7. Ranganathan et al. (2016) contains a similar emission figure, but per kilo calories consumed, and contains information on water and land use, but less product categories than Figure 6.2. While their figures lack lamb, goat or sheep, it shows that the water and land footprint of beef again dominate all other categories by a large margin. Figure 6.2 lists CO2 equivalent emissions, because there are other greenhouse gases emitted while raising cows, for instance the more potent methane (CH4). See Scarborough et al. (2014) for a list of the emissions for 94 food items.

8. The estimates presented in Figure 6.3 do not seem to include land use change, Ranganathan et al. (2016) suggests yearly emissions for average US meat consumption amount to 16.6 tons and for a US vegetarian diet to 8.5 tons once one also accounts for the emissions due to land use change. 

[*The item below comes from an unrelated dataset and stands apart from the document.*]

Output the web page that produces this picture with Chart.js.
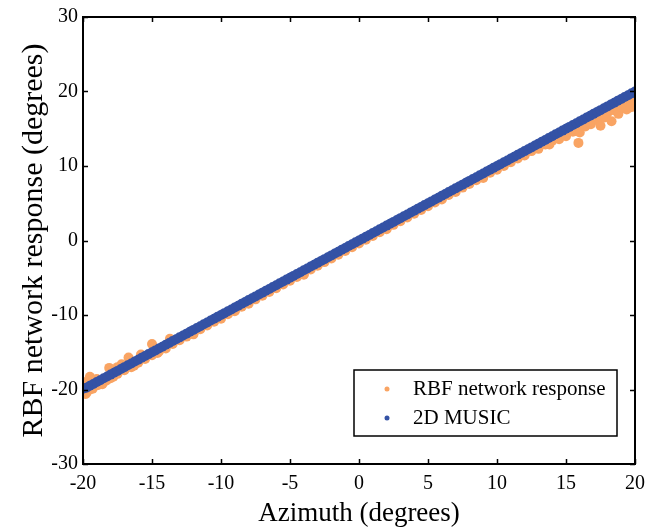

9. This calculation is meant to provide some suggestion on the order of magnitude of the emissions from air travel relative to dietary choices. Using the Ranganathan et al. (2016) estimates, it would take about four months going meatless to compensate for my travels. Using Figure 6.2 to express the emissions from my long-haul flight differently would give a consumption of 95 kilograms of beef, for instance.

10. For more extensive discussions see Mäder et al. (2002) and a meta-analysis of 71 studies by Tuomisto et al. (2012).

11. Tuomisto et al. (2012, p. 318) concludes: “… that organic farming in Europe has generally lower environmental impacts per unit of area than conventional farming, but due to lower yields and the requirement to build the fertility of land, not always per product unit.” The influence on human health is labelled as insufficient evidence or ambiguous, because several allowed organic pesticides have adverse health effects as well, see Trewavas (2008).

12. The protection of land (and water) is as a crucial element of wildlife conservation, but a somewhat of separate issue. Chapter xx covers the protection of land and marine areas.